Congregation of God in the Spirit was a movement started by a Moravian bishop and the court preacher of Berlin. Composed of different religious elements, it was founded in August 1742, in the seventh Synod held that year. Congregants from the Reformed Church in the United States who joined this movement said that they were also Reformed.[1] It grew out of an attempt to unite German religious sects in Pennsylvania, including the Reformed, Lutherans, Mennonites, Dunkards, Schwenkfelder, and mystics, like the Inspirationalists.
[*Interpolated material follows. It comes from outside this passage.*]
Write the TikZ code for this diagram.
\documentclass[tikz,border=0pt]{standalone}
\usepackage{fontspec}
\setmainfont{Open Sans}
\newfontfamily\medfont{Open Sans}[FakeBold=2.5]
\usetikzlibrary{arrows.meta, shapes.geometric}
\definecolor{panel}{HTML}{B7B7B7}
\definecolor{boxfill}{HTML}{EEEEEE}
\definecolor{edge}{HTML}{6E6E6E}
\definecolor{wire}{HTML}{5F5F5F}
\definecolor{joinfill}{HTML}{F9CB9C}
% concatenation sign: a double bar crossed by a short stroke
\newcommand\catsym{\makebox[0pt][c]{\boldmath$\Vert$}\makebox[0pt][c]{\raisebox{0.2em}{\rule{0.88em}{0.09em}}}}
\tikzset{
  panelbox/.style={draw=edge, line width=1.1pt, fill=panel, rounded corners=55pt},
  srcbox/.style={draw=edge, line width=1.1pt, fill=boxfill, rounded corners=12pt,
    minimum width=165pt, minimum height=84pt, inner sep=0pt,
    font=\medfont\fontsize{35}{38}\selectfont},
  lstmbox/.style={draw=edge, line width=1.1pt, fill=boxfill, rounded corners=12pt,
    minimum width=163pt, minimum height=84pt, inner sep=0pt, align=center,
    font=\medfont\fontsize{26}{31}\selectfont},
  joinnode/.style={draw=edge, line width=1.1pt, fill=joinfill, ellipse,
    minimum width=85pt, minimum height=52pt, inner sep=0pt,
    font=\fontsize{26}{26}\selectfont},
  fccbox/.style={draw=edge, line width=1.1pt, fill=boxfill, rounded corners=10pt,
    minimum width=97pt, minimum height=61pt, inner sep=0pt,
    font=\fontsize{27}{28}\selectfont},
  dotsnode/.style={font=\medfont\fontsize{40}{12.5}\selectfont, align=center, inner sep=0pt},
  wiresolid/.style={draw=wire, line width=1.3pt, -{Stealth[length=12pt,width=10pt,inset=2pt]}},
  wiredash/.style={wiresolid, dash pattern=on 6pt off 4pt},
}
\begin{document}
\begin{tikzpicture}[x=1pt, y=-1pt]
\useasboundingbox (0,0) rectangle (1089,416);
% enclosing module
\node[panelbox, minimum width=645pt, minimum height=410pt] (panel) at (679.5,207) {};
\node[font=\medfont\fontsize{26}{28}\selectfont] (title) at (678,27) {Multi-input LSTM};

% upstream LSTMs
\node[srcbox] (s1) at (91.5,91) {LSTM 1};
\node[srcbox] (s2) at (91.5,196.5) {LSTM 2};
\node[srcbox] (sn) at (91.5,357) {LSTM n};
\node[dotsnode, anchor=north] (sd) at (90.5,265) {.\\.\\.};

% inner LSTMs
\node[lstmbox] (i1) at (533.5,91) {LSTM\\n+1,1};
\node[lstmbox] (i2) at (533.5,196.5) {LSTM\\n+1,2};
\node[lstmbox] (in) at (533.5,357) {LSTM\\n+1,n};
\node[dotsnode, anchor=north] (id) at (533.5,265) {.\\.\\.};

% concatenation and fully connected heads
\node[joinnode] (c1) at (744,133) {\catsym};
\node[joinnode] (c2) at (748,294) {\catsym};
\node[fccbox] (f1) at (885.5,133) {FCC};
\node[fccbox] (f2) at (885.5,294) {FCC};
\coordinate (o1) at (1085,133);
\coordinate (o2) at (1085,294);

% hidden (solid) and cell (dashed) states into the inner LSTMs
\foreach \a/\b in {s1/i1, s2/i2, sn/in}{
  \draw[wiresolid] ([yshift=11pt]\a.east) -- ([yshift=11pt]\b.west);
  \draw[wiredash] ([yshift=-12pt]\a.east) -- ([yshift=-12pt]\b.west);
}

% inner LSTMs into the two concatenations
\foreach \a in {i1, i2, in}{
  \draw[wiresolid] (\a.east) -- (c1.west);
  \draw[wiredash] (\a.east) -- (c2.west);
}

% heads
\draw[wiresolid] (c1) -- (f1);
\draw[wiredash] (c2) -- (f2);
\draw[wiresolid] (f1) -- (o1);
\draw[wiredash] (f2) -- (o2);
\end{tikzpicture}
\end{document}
The religious groups grew out of the Reformation in Germany and German Switzerland.[2]

When the movement was founded, there were few ministers to lead congregations. With little structure, congregants in pioneering communities created their own version of the faith. In 1736, John Adam Gruber of Oley, Pennsylvania sought to unite the many diverse religious groups. Henry Antes of Falkner Swamp became an early leader of the movement and then the Moravian Church.[2]
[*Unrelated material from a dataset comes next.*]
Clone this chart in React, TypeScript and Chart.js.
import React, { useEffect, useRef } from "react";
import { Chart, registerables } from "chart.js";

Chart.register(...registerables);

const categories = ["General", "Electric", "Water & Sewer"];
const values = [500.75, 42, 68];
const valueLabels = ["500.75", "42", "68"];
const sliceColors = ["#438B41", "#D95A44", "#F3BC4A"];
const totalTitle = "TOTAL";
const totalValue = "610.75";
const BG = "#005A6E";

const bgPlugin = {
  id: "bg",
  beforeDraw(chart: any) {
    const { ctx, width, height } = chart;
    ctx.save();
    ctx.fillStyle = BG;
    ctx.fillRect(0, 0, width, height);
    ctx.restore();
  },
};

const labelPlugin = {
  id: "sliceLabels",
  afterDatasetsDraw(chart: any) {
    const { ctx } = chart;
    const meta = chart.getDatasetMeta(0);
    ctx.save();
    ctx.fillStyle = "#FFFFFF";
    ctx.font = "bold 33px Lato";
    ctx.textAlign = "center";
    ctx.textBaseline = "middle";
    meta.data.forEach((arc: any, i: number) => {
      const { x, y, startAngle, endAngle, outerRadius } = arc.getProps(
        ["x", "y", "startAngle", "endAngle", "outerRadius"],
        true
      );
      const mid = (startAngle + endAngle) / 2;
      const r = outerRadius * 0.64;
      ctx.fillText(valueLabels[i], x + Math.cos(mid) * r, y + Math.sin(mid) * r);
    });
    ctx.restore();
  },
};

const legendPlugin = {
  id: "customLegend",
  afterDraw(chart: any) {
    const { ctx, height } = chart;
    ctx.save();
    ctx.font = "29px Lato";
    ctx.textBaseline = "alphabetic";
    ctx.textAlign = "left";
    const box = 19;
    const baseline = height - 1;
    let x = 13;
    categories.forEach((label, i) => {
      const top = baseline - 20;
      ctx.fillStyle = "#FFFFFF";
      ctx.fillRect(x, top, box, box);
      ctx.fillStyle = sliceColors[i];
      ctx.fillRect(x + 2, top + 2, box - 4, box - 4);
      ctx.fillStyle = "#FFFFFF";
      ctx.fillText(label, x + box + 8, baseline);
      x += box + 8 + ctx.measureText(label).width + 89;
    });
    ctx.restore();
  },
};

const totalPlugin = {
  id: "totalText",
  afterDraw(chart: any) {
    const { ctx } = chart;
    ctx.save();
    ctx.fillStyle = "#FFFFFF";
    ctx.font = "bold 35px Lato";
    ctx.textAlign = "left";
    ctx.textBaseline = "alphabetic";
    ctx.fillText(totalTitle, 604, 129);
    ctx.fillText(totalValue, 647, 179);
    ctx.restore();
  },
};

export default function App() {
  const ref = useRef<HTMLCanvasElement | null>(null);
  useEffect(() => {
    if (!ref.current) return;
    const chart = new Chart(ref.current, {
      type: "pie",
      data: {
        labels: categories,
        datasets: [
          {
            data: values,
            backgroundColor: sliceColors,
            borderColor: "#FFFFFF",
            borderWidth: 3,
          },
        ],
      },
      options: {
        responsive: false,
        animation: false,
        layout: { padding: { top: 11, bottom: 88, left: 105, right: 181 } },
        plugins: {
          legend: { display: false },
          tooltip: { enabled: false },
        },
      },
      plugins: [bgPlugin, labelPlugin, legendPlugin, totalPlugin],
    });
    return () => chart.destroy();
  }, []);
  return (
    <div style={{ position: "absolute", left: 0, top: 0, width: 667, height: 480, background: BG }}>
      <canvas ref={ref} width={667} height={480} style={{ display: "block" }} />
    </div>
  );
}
Count Nicolaus von Zinzendorf, who established Moravian Church missions in Pennsylvania, viewed the church as the "congregation of God in the Spirit and the little flock of the wounded Lamb," where the local congregations were the flocks of Christ and the church was Congregation of God in the Spirit.[3]

References

  1. Davis, Brian (August 8, 2009), The German Reformed Church in Colonial America, Reformed Church in the U.S. (RCUS)
  2. 1 2 Good, James Isaac (1899). History of the Reformed Church in the United States, 1725-1792. D. Miller. p. 200.
  3. Snyder, Howard A. (1997-03-17). Signs of the Spirit: How God Reshapes the Church. Wipf and Stock Publishers. pp. 141–142. ISBN 978-1-7252-0782-0.